By: Deana Kjuka
Chechen leader Ramzan Kadyrov has made no secret of his desire to create a “traditional Chechen Islam.”
As part of that effort, Kadyrov has encouraged students to be well versed in the teachings of the Koran and become huffaz.
Which is why over the past several years the Chechen leader has been overseeing the construction of several schools for huffaz — institutions specializing in teaching students to memorize the full Koran.
While these types of schools are not a frequent sight in other North Caucasus republics, they are becoming increasingly common in Chechnya and Daghestan.
On June 3, Kadyrov marked the opening of what he says is the fourth such school to be built in Chechnya.
It takes three years to graduate from a hafiz school. In March, the first class of students graduated from the hafiz schools in Tsentaroy and Gudermes.
Construction on the newly opened school began in the city of Urus-Martan, southwest of the capital, Grozny, in August 2012.
On Chechnya’s official government website, Kadyrov is quoted as saying that by building such schools he hopes to educate Chechnya’s young generations and lead them down the right path.

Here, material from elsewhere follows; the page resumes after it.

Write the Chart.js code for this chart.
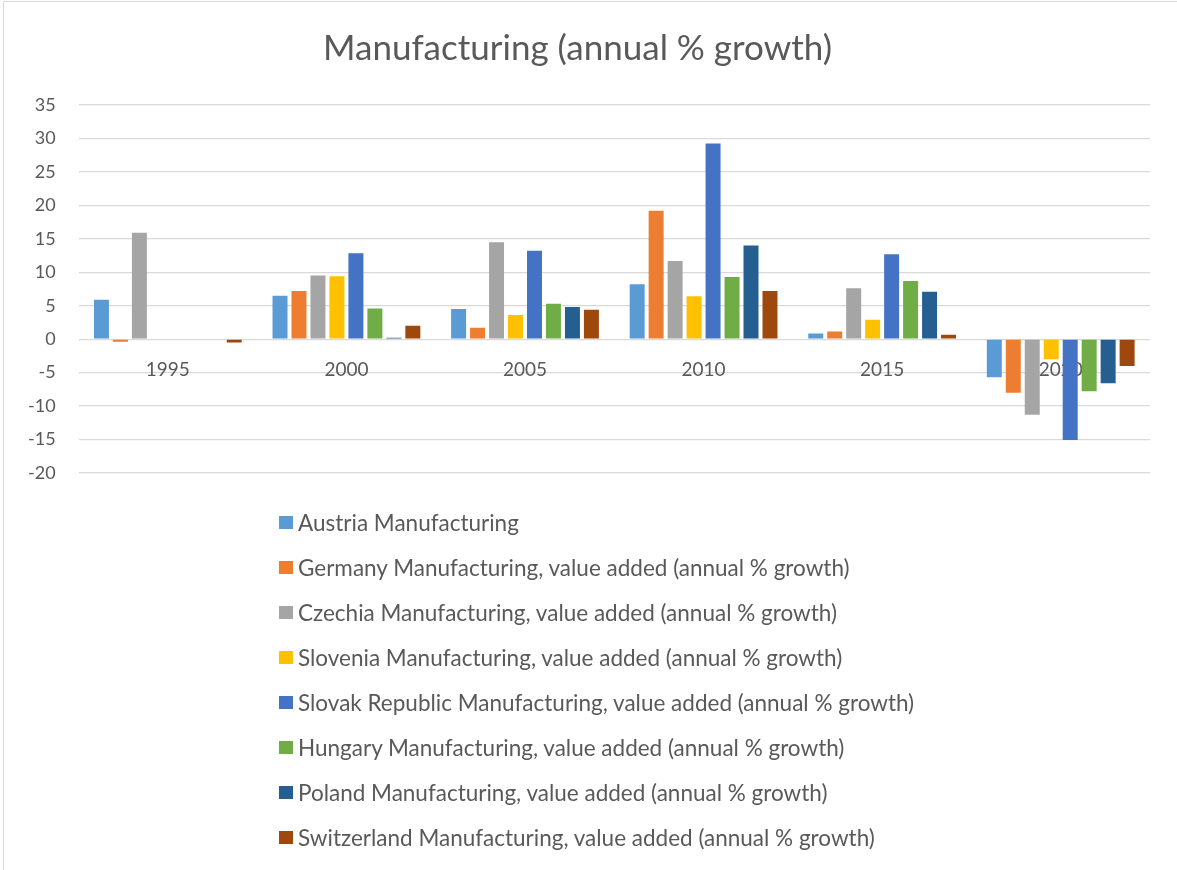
<!DOCTYPE html>
<html>
<head>
<meta charset="utf-8">
<title>Manufacturing (annual % growth)</title>
<script src="https://cdn.jsdelivr.net/npm/chart.js@4.4.0/dist/chart.umd.min.js"></script>
<style>
  html, body { margin: 0; padding: 0; background: #fff; }
  #wrap { position: relative; width: 1177px; height: 870px; overflow: hidden; }
  #frame { position: absolute; left: 3px; top: 1px; width: 1300px; height: 1000px; border: 1.5px solid #d9d9d9; }
  #chart { position: absolute; left: 0; top: 0; }
  #legend { position: absolute; left: 279px; top: 500px; margin: 0; padding: 0; list-style: none;
            font-family: Lato, "Open Sans", sans-serif; font-size: 22.5px; color: #595959; }
  #legend li { display: flex; align-items: center; height: 45px; white-space: nowrap; }
  #legend .swatch { display: inline-block; width: 14px; height: 13px; margin-right: 5px; }
</style>
</head>
<body>
<div id="wrap">
  <div id="frame"></div>
  <canvas id="chart" width="1177" height="870"></canvas>
  <ul id="legend"></ul>
</div>
<script>
// Years on the category axis
const years = ["1995", "2000", "2005", "2010", "2015", "2020"];

// Manufacturing, value added (annual % growth) per country
const austria     = [5.9, 6.5, 4.5, 8.2, 0.85, -5.7];
const germany     = [-0.4, 7.2, 1.7, 19.2, 1.15, -8.0];
const czechia     = [15.9, 9.5, 14.5, 11.7, 7.6, -11.3];
const slovenia    = [null, 9.4, 3.6, 6.4, 2.9, -3.0];
const slovakia    = [null, 12.85, 13.2, 29.25, 12.7, -15.05];
const hungary     = [null, 4.6, 5.3, 9.3, 8.7, -7.8];
const poland      = [null, 0.2, 4.8, 14.0, 7.1, -6.6];
const switzerland = [-0.5, 2.0, 4.4, 7.2, 0.65, -4.0];

const SUFFIX = " Manufacturing, value added (annual % growth)";

const series = [
  { label: "Austria Manufacturing",   data: austria,     color: "#5b9bd5" },
  { label: "Germany" + SUFFIX,        data: germany,     color: "#ed7d31" },
  { label: "Czechia" + SUFFIX,        data: czechia,     color: "#a5a5a5" },
  { label: "Slovenia" + SUFFIX,       data: slovenia,    color: "#ffc000" },
  { label: "Slovak Republic" + SUFFIX, data: slovakia,   color: "#4472c4" },
  { label: "Hungary" + SUFFIX,        data: hungary,     color: "#70ad47" },
  { label: "Poland" + SUFFIX,         data: poland,      color: "#255e91" },
  { label: "Switzerland" + SUFFIX,    data: switzerland, color: "#9e480e" },
];

const TEXT = "#595959";
const GRID = "#d9d9d9";
const FONT = "Lato, 'Open Sans', sans-serif";

// Legend is drawn as a list, one entry per line, left aligned
const htmlLegend = {
  id: "htmlLegend",
  afterUpdate(chart) {
    const list = document.getElementById("legend");
    list.innerHTML = "";
    const items = chart.options.plugins.legend.labels.generateLabels(chart);
    items.forEach((item) => {
      const li = document.createElement("li");
      const box = document.createElement("span");
      box.className = "swatch";
      box.style.background = item.fillStyle;
      const text = document.createElement("span");
      text.textContent = item.text;
      li.appendChild(box);
      li.appendChild(text);
      list.appendChild(li);
    });
  },
};

new Chart(document.getElementById("chart"), {
  type: "bar",
  data: {
    labels: years,
    datasets: series.map((s) => ({
      label: s.label,
      data: s.data,
      backgroundColor: s.color,
      borderWidth: 0,
      categoryPercentage: 0.85,
      barPercentage: 0.79,
    })),
  },
  options: {
    responsive: false,
    animation: false,
    devicePixelRatio: 1,
    layout: { padding: { left: 5, right: 27, top: 0, bottom: 397 } },
    plugins: {
      legend: { display: false },
      tooltip: { enabled: false },
      title: {
        display: true,
        text: "Manufacturing (annual % growth)",
        color: TEXT,
        font: { family: FONT, size: 35, weight: "normal", lineHeight: 1.2 },
        padding: { top: 28, bottom: 35 },
      },
    },
    scales: {
      x: {
        position: { y: 0 },
        grid: { display: false, drawTicks: false },
        border: { display: false },
        ticks: { color: TEXT, padding: 19, font: { family: FONT, size: 19 } },
      },
      y: {
        min: -20,
        max: 35,
        ticks: { stepSize: 5, color: TEXT, padding: 23, font: { family: FONT, size: 18 } },
        grid: { color: GRID, lineWidth: 1.3, drawTicks: false },
        border: { display: false },
      },
    },
  },
  plugins: [htmlLegend],
});
</script>
</body>
</html>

“I am confident that we will be able to resist the enemy on the information front. Today in our republic we have around 200 huffaz, whom our enemies cannot brainwash, unlike those who are fighting in Syria,” Kadyrov is quoted as saying. “They think that there is a holy war happening there, but in fact there is only a struggle for power.”
In April, Kadyrov condemned Chechens fighting in Syria, saying they should be “personally hunted down” if they decide to return.
Kadyrov also made a call to Chechnya’s spiritual leaders to fight extremism, which he says makes it to Chechnya through the Internet and the media.
On May 27, a music video of Kadyrov’s daughter, Hutmat Kadyrova, called “My Beloved Prophet,” was broadcast on Chechen television. In the video montage, Hutmat can be heard reciting verses from the Koran. She became a hafiza in March 2013.
She is the second daughter in Kadyrov’s family to become a hafiza after his eldest, Aishat, became one in October 2012.
Since coming to power in 2007, Kadyrov has restricted the sale of alcohol and led a fierce campaign to enforce the practice of wearing head scarves in public. He has also built the Akhmad Kadyrov Mosque, officially known as the “Heart of Chechnya,” one of the largest mosques in Europe, which can accommodate up to 10,000 people.
In May, the U.S. Commission on International Religious Freedom (USCRIF) accused Kadyrov of overseeing mass violations of human rights, including religious freedom.
The report says Kadyrov has distorted “Chechen Sufi traditions to justify his rule, instituted a repressive state based on his personal religious diktat, and has ordered the wearing of the Islamic head scarf in public buildings.”
Interest in Chechnya and Kadyrov’s brand of Islam has surged in recent months after the suspects in the Boston Marathon bombings were identified as ethnic Chechens.